Que a Javier Marías no le gusta el teatro es sobradamente
conocido: el propio escritor se ha encargado de divulgarlo reiteradamente en
sus artículos.
En fecha ya lejana y con el explícito título de “Por qué detesto
el teatro” sostenía nuestro señero novelista que “me molesta que los decorados se noten tanto, que
las puertas se perciban tan falsas, que cuando se abre un grifo no siempre
salga agua”. Aquella columna fue replicada con agudeza por Adolfo Marsillach:
“¿de veras mi respetado escritor va al cine a admirar la fontanería de los
cuartos de baño que salen en pantalla?”
El
oficio del columnismo es duro: cuando no hay tema que llevarse al folio es
recurrente acudir a los fantasmas personales.

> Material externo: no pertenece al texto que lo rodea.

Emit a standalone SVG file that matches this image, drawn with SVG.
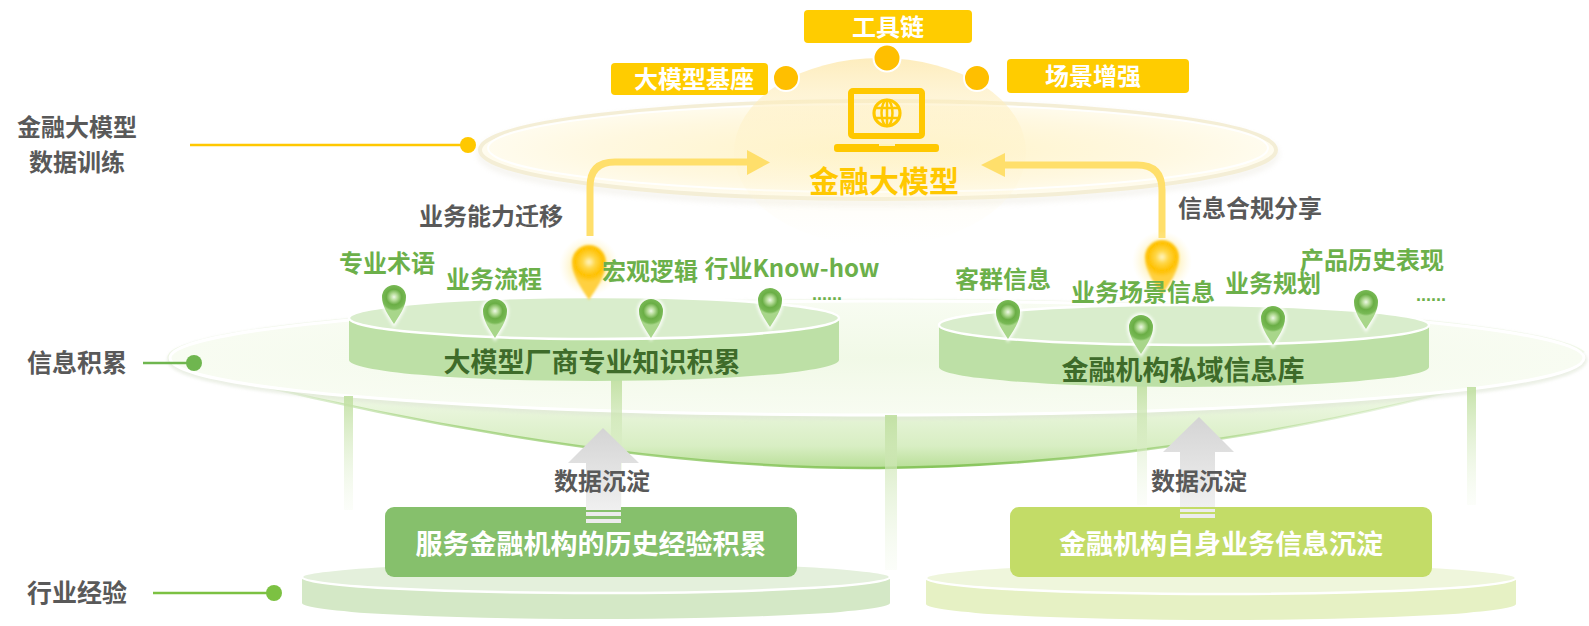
<svg xmlns="http://www.w3.org/2000/svg" width="1589" height="626" viewBox="0 0 1589 626">
<defs>
<style>
.t{font-family:"Noto Sans CJK SC","Noto Sans",sans-serif;font-weight:700;text-anchor:middle}
.side{fill:#595959;font-size:25px}
.gray{fill:#595959;font-size:24px}
.green{fill:#6CB04A;font-size:24px}
.dark{fill:#3E6B2A;font-size:27px}
.wbox{fill:#fff;font-size:24px}
.wbig{fill:#fff;font-size:27px}
.dots{font-family:"Liberation Sans",sans-serif;font-weight:700;font-size:18px;fill:#6CB04A}
.ylink{fill:none;stroke:#FFDF6B;stroke-width:7}
.yhead{fill:#FFDF6B}
.bar{fill:url(#barGrad)}
.ybox{fill:#FFCC00}
.ydot{fill:#FFBF00;stroke:#fff;stroke-width:2}
</style>
<filter id="soft" x="-50%" y="-50%" width="200%" height="200%"><feGaussianBlur stdDeviation="1.5"/></filter>
<filter id="soft1" x="-50%" y="-50%" width="200%" height="200%"><feGaussianBlur stdDeviation="0.8"/></filter>
<filter id="haze" x="-10%" y="-50%" width="120%" height="200%"><feGaussianBlur stdDeviation="3"/></filter>
<linearGradient id="bowl" x1="0" y1="300" x2="0" y2="472" gradientUnits="userSpaceOnUse">
<stop offset="0" stop-color="#f7fcf1"/>
<stop offset="0.55" stop-color="#eff8e5"/>
<stop offset="0.85" stop-color="#d8eec3"/>
<stop offset="1" stop-color="#b3dc90"/>
</linearGradient>
<linearGradient id="bowlEdge" x1="170" y1="0" x2="1585" y2="0" gradientUnits="userSpaceOnUse">
<stop offset="0" stop-color="#8cc760" stop-opacity="0"/>
<stop offset="0.2" stop-color="#8cc760" stop-opacity="0.6"/>
<stop offset="0.55" stop-color="#86c45a"/>
<stop offset="0.8" stop-color="#8cc760" stop-opacity="0.3"/>
<stop offset="1" stop-color="#8cc760" stop-opacity="0"/>
</linearGradient>
<radialGradient id="disc" cx="0.5" cy="0.5" r="0.5">
<stop offset="0" stop-color="#f1f9e7"/>
<stop offset="1" stop-color="#f8fcf2"/>
</radialGradient>
<radialGradient id="ydisc" cx="0.5" cy="0.5" r="0.5">
<stop offset="0" stop-color="#fff3c6"/>
<stop offset="0.7" stop-color="#fff8e0"/>
<stop offset="1" stop-color="#fffcef"/>
</radialGradient>
<linearGradient id="dome" x1="0" y1="0" x2="0" y2="1">
<stop offset="0" stop-color="#fde7a8" stop-opacity="0.75"/>
<stop offset="0.4" stop-color="#fff2c8" stop-opacity="0.4"/>
<stop offset="1" stop-color="#fff8e0" stop-opacity="0"/>
</linearGradient>
<linearGradient id="barGrad" x1="0" y1="0" x2="0" y2="1">
<stop offset="0" stop-color="#bfdf9f" stop-opacity="0.9"/>
<stop offset="1" stop-color="#eef7e4" stop-opacity="0.2"/>
</linearGradient>
<linearGradient id="grayArrow" x1="0" y1="0" x2="0" y2="1">
<stop offset="0" stop-color="#d4d4d4"/>
<stop offset="1" stop-color="#f0f0f0"/>
</linearGradient>
<radialGradient id="pinG" cx="0" cy="0" r="14" gradientUnits="userSpaceOnUse">
<stop offset="0" stop-color="#eef8e6"/>
<stop offset="0.25" stop-color="#b5dc98"/>
<stop offset="0.55" stop-color="#6aae45"/>
<stop offset="0.85" stop-color="#78b955"/>
<stop offset="1" stop-color="#a8d68a"/>
</radialGradient>
<radialGradient id="pinY" cx="0" cy="0" r="20" gradientUnits="userSpaceOnUse">
<stop offset="0" stop-color="#fff6c8"/>
<stop offset="0.3" stop-color="#ffd84a"/>
<stop offset="0.7" stop-color="#ffc000"/>
<stop offset="1" stop-color="#ffd040"/>
</radialGradient>
<radialGradient id="yGlow" cx="0.5" cy="0.5" r="0.5">
<stop offset="0" stop-color="#ffe070" stop-opacity="0.9"/>
<stop offset="0.55" stop-color="#ffe680" stop-opacity="0.5"/>
<stop offset="1" stop-color="#fff3c0" stop-opacity="0"/>
</radialGradient>
<g id="pin-green">
<path d="M0,27 C-5,19 -12,10 -12,0 A12,12 0 0 1 12,0 C12,10 5,19 0,27Z" fill="#fff" stroke="#fff" stroke-width="4" opacity="0.85" filter="url(#soft)"/>
<path d="M0,27 C-5,19 -12,10 -12,0 A12,12 0 0 1 12,0 C12,10 5,19 0,27Z" fill="url(#pinG)"/>
</g>
<g id="pin-yellow">
<circle cx="0" cy="4" r="30" fill="url(#yGlow)"/>
<path d="M0,38 C-7,27 -17,14 -17,0 A17,17 0 0 1 17,0 C17,14 7,27 0,38Z" fill="url(#pinY)" filter="url(#soft1)"/>
</g>
</defs>

<rect width="1589" height="626" fill="#fff"/>

<!-- info layer: large green disc -->
<g id="layer-info">
<path d="M170,362 C350,412 640,470 880,468 C1120,466 1380,420 1585,352 A707,58 0 0 0 170,362Z" fill="url(#bowl)"/>
<path d="M170,362 C350,412 640,470 880,468 C1120,466 1380,420 1585,352" fill="none" stroke="url(#bowlEdge)" stroke-width="2.5"/>
<ellipse cx="877" cy="360" rx="707" ry="57" fill="none" stroke="#dfe6d6" stroke-width="6" opacity="0.6" filter="url(#soft)"/>
<ellipse cx="877" cy="358" rx="707" ry="57" fill="url(#disc)" stroke="#fff" stroke-width="3"/>
</g>

<!-- vertical light bars -->
<g id="bars">
<rect class="bar" x="344" y="396" width="9" height="114"/>
<rect class="bar" x="611" y="380" width="11" height="125"/>
<rect class="bar" x="885" y="415" width="12" height="155"/>
<rect class="bar" x="1137" y="383" width="10" height="122"/>
<rect class="bar" x="1467" y="387" width="9" height="118"/>
</g>

<!-- model layer: yellow disc -->
<g id="layer-model">
<ellipse cx="878" cy="154" rx="398" ry="49" fill="none" stroke="#d8d2bf" stroke-width="4" opacity="0.4" filter="url(#haze)"/>
<ellipse cx="878" cy="150" rx="398" ry="49" fill="url(#ydisc)" stroke="#f4eed6" stroke-width="4"/>
<ellipse cx="878" cy="148" rx="390" ry="44" fill="none" stroke="#fff" stroke-width="2" opacity="0.9"/>
<ellipse cx="880" cy="152" rx="146" ry="94" fill="url(#dome)"/>
</g>

<!-- laptop icon -->
<g id="node-llm">
<rect x="851" y="91" width="71" height="45" rx="2" fill="none" stroke="#FFC800" stroke-width="6"/>
<rect x="834" y="144" width="105" height="8" rx="3" fill="#FFC800"/>
<rect x="879" y="144" width="16" height="2" fill="#fff3b8"/>
<g fill="none" stroke="#FFC800">
<circle cx="887" cy="113" r="13" stroke-width="3.2"/>
<ellipse cx="887" cy="113" rx="5.5" ry="13" stroke-width="2.5"/>
<line x1="887" y1="100" x2="887" y2="126" stroke-width="2.5"/>
<line x1="876" y1="108" x2="898" y2="108" stroke-width="2.5"/>
<line x1="876" y1="118" x2="898" y2="118" stroke-width="2.5"/>
</g>
<text class="t" x="884" y="192" style="fill:#FFC800;font-size:30px">金融大模型</text>
</g>

<!-- capability tags around the model -->
<g id="node-base">
<rect class="ybox" x="611" y="63" width="157" height="32" rx="4"/>
<text class="t wbox" x="694" y="88">大模型基座</text>
<circle class="ydot" cx="786" cy="78" r="13"/>
</g>
<g id="node-toolchain">
<rect class="ybox" x="804" y="10" width="168" height="33" rx="4"/>
<text class="t wbox" x="888" y="36">工具链</text>
<circle class="ydot" cx="887" cy="58" r="13.5"/>
</g>
<g id="node-scene">
<rect class="ybox" x="1007" y="59" width="182" height="34" rx="4"/>
<text class="t wbox" x="1093" y="85">场景增强</text>
<circle class="ydot" cx="977" cy="78" r="13"/>
</g>

<!-- vendor knowledge platform -->
<g id="node-vendor">
<path d="M349,318 L349,360 A245,21 0 0 0 839,360 L839,318Z" fill="#bde0a6"/>
<ellipse cx="594" cy="318" rx="245" ry="21" fill="#d9edcc" stroke="#fff" stroke-width="2.5"/>
<text class="t dark" x="592" y="372">大模型厂商专业知识积累</text>
</g>

<!-- private information platform -->
<g id="node-private">
<path d="M939,325 L939,367 A245,20 0 0 0 1429,367 L1429,325Z" fill="#bde0a6"/>
<ellipse cx="1184" cy="325" rx="245" ry="20" fill="#d9edcc" stroke="#fff" stroke-width="2.5"/>
<text class="t dark" x="1183" y="380">金融机构私域信息库</text>
</g>

<!-- experience bases -->
<g id="node-history">
<path d="M302,577 L302,603 A294,16 0 0 0 890,603 L890,577Z" fill="#d4e8c6"/>
<ellipse cx="596" cy="577" rx="294" ry="16" fill="#e4f0dc" stroke="#fff" stroke-width="2.5"/>
<rect x="385" y="507" width="412" height="70" rx="9" fill="#86c06c"/>
<text class="t wbig" x="591" y="554">服务金融机构的历史经验积累</text>
</g>
<g id="node-own">
<path d="M926,578 L926,604 A295,16 0 0 0 1516,604 L1516,578Z" fill="#e6f1c4"/>
<ellipse cx="1221" cy="578" rx="295" ry="16" fill="#eff6dc" stroke="#fff" stroke-width="2.5"/>
<rect x="1010" y="507" width="422" height="70" rx="9" fill="#c3dc67"/>
<text class="t wbig" x="1221" y="554">金融机构自身业务信息沉淀</text>
</g>

<!-- connectors -->
<g id="connectors">
<path class="ylink" d="M590,236 L590,187 Q590,162 615,162 L749,162"/>
<polygon class="yhead" points="747,150 770,162.5 747,175"/>
<path class="ylink" d="M1162,238 L1162,190 Q1162,165 1137,165 L1003,165"/>
<polygon class="yhead" points="1005,153 981,165 1005,177"/>
<path d="M603,428 L639,463 L621,463 L621,510 L586,510 L586,463 L568,463Z" fill="url(#grayArrow)"/>
<rect x="586" y="512" width="35" height="4" fill="#ececec"/>
<rect x="586" y="519" width="35" height="4" fill="#ececec"/>
<path d="M1199,417 L1234,452 L1215,452 L1215,507 L1180,507 L1180,452 L1163,452Z" fill="url(#grayArrow)"/>
<rect x="1180" y="509" width="35" height="3" fill="#ececec"/>
<rect x="1180" y="514" width="35" height="4" fill="#ececec"/>
<line x1="190" y1="145" x2="468" y2="145" stroke="#FFC800" stroke-width="2.7"/>
<circle cx="468" cy="145" r="8" fill="#FFC800"/>
<line x1="143" y1="363" x2="194" y2="363" stroke="#6fb64f" stroke-width="2.7"/>
<circle cx="194" cy="363" r="8" fill="#6fb64f"/>
<line x1="153" y1="593" x2="274" y2="593" stroke="#7cc142" stroke-width="2.7"/>
<circle cx="274" cy="593" r="8" fill="#7cc142"/>
</g>

<!-- markers on the platforms -->
<g id="markers">
<use href="#pin-yellow" x="589" y="262"/>
<use href="#pin-yellow" x="1162" y="257"/>
<use href="#pin-green" x="394" y="297"/>
<use href="#pin-green" x="495" y="311"/>
<use href="#pin-green" x="651" y="311"/>
<use href="#pin-green" x="770" y="300"/>
<use href="#pin-green" x="1008" y="312"/>
<use href="#pin-green" x="1141" y="327"/>
<use href="#pin-green" x="1273" y="318"/>
<use href="#pin-green" x="1366" y="302"/>
</g>

<!-- labels -->
<g id="labels">
<text class="t side" style="font-size:24px"><tspan x="77" y="136">金融大模型</tspan><tspan x="77" y="171">数据训练</tspan></text>
<text class="t side" x="77" y="372">信息积累</text>
<text class="t side" x="77" y="602">行业经验</text>
<text class="t gray" x="491" y="225">业务能力迁移</text>
<text class="t gray" x="1250" y="217">信息合规分享</text>
<text class="t gray" x="602" y="490">数据沉淀</text>
<text class="t gray" x="1199" y="490">数据沉淀</text>
<text class="t green" x="387" y="272">专业术语</text>
<text class="t green" x="494" y="288">业务流程</text>
<text class="t green" x="650" y="280">宏观逻辑</text>
<text class="t green" x="792" y="277">行业Know-how</text>
<text class="dots" x="812" y="300">......</text>
<text class="t green" x="1003" y="288">客群信息</text>
<text class="t green" x="1143" y="301">业务场景信息</text>
<text class="t green" x="1273" y="292">业务规划</text>
<text class="t green" x="1372" y="269">产品历史表现</text>
<text class="dots" x="1416" y="301">......</text>
</g>
</svg>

Por eso no me sorprendió su nueva
arremetida contra las tablas desde un medio de gran difusión y menguante
prestigio. Después de reconocer que hace años que no va al teatro, embiste
contra lo que llama “tontunas contemporáneas” y dice no soportar que José Luis
Gómez interprete a la Celestina o que Blanca Portillo haga el papel de
Segismundo.
Que al señor
Marías no le guste el teatro debiera ser asunto intrascendente. Los gustos, los
artísticos incluídos, son asunto personal. Ya incomoda un poco más que un escritor
de su prestigio exprese su arqueológica opinión desde una confesa ignorancia
escénica y en un tono próximo al cuñadismo cipotudo tan en boga en la política
y en los debates televisivos.
La
insistencia de don Javier en darnos su punto de vista sobre un arte que
reconoce no frecuentar no deja de ser una muestra de la auténtica españolidad:
nada nos gusta más que hablar de lo que no sabemos. Que entre en ese juego
alguien de su crédito artístico es de lamentar, en tanto contribuye desde una
atalaya privilegiada al desprestigio de una actividad a la que llevan siglos
colocando gravosos e injustificados sambenitos.
Marías
no sabe que en España, en las peores condiciones y en
un contexto adverso gracias a opiniones como la suya, se está haciendo
actualmente el mejor teatro en siglos, al que asisten un número nada
despreciable de espectadores y que contribuye de forma modesta pero estimable a
la economía y al prestigio cultural del país.
Forma
parte de la misión del teatro producir temor a los pusilánimes, a los tiranos,
a los que entienden la ficción como un lugar amenazante. Como me disgustaría
colocar al señor Marías en estas categorías, prefiero pensar que su recelo con
el teatro se debe a su enigmático interés por la fontanería.